+++ Data excerpt

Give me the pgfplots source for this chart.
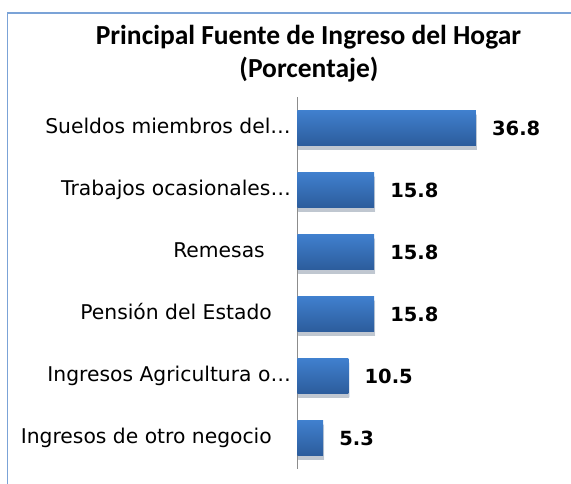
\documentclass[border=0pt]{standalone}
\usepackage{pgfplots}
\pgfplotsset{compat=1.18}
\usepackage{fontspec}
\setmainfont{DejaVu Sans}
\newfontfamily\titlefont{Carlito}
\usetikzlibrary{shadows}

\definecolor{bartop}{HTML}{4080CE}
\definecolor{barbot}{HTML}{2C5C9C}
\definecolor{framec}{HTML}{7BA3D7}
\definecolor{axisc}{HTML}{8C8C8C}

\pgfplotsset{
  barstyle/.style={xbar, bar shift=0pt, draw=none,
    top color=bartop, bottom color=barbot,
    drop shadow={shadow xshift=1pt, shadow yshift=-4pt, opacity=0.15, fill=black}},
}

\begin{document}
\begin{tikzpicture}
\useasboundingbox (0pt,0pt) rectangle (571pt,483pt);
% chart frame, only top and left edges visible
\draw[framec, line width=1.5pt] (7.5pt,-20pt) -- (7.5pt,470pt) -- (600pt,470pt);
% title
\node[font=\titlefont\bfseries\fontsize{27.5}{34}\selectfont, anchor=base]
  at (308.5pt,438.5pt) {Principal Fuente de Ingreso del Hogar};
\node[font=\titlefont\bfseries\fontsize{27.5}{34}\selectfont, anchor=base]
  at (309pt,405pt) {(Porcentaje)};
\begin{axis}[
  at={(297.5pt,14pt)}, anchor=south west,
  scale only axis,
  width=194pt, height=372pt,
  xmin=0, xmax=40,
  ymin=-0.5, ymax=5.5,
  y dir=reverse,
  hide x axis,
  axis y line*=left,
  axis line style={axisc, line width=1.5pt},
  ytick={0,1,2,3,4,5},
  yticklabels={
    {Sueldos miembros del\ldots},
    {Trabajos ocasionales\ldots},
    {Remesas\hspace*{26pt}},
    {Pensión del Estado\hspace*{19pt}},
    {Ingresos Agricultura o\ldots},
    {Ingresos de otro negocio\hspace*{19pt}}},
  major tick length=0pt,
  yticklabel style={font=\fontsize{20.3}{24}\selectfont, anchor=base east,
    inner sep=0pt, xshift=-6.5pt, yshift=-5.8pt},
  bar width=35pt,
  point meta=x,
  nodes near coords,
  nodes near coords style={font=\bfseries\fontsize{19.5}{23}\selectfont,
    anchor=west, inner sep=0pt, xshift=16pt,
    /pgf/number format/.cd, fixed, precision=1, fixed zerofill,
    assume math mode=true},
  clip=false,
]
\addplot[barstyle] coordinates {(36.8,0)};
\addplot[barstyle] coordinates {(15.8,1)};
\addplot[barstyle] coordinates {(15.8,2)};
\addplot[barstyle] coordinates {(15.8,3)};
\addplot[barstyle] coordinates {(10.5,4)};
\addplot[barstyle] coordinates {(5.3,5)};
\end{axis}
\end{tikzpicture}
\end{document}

++++++

What is needed is an exact reproduction of the data, pictures excluded.

Give me the pgfplots source for this chart.
\documentclass[border=0pt]{standalone}
\usepackage{pgfplots}
\pgfplotsset{compat=1.18}
\usepackage{fontspec}
\setmainfont{DejaVu Sans}
\newfontfamily\titlefont{Carlito}
\usetikzlibrary{shadows}

\definecolor{bartop}{HTML}{4080CE}
\definecolor{barbot}{HTML}{2C5C9C}
\definecolor{framec}{HTML}{7BA3D7}
\definecolor{axisc}{HTML}{8C8C8C}

\pgfplotsset{
  barstyle/.style={xbar, bar shift=0pt, draw=none,
    top color=bartop, bottom color=barbot,
    drop shadow={shadow xshift=1pt, shadow yshift=-4pt, opacity=0.15, fill=black}},
}

\begin{document}
\begin{tikzpicture}
\useasboundingbox (0pt,0pt) rectangle (571pt,483pt);
% chart frame, only top and left edges visible
\draw[framec, line width=1.5pt] (7.5pt,-20pt) -- (7.5pt,470pt) -- (600pt,470pt);
% title
\node[font=\titlefont\bfseries\fontsize{27.5}{34}\selectfont, anchor=base]
  at (308.5pt,438.5pt) {Principal Fuente de Ingreso del Hogar};
\node[font=\titlefont\bfseries\fontsize{27.5}{34}\selectfont, anchor=base]
  at (309pt,405pt) {(Porcentaje)};
\begin{axis}[
  at={(297.5pt,14pt)}, anchor=south west,
  scale only axis,
  width=194pt, height=372pt,
  xmin=0, xmax=40,
  ymin=-0.5, ymax=5.5,
  y dir=reverse,
  hide x axis,
  axis y line*=left,
  axis line style={axisc, line width=1.5pt},
  ytick={0,1,2,3,4,5},
  yticklabels={
    {Sueldos miembros del\ldots},
    {Trabajos ocasionales\ldots},
    {Remesas\hspace*{26pt}},
    {Pensión del Estado\hspace*{19pt}},
    {Ingresos Agricultura o\ldots},
    {Ingresos de otro negocio\hspace*{19pt}}},
  major tick length=0pt,
  yticklabel style={font=\fontsize{20.3}{24}\selectfont, anchor=base east,
    inner sep=0pt, xshift=-6.5pt, yshift=-5.8pt},
  bar width=35pt,
  point meta=x,
  nodes near coords,
  nodes near coords style={font=\bfseries\fontsize{19.5}{23}\selectfont,
    anchor=west, inner sep=0pt, xshift=16pt,
    /pgf/number format/.cd, fixed, precision=1, fixed zerofill,
    assume math mode=true},
  clip=false,
]
\addplot[barstyle] coordinates {(36.8,0)};
\addplot[barstyle] coordinates {(15.8,1)};
\addplot[barstyle] coordinates {(15.8,2)};
\addplot[barstyle] coordinates {(15.8,3)};
\addplot[barstyle] coordinates {(10.5,4)};
\addplot[barstyle] coordinates {(5.3,5)};
\end{axis}
\end{tikzpicture}
\end{document}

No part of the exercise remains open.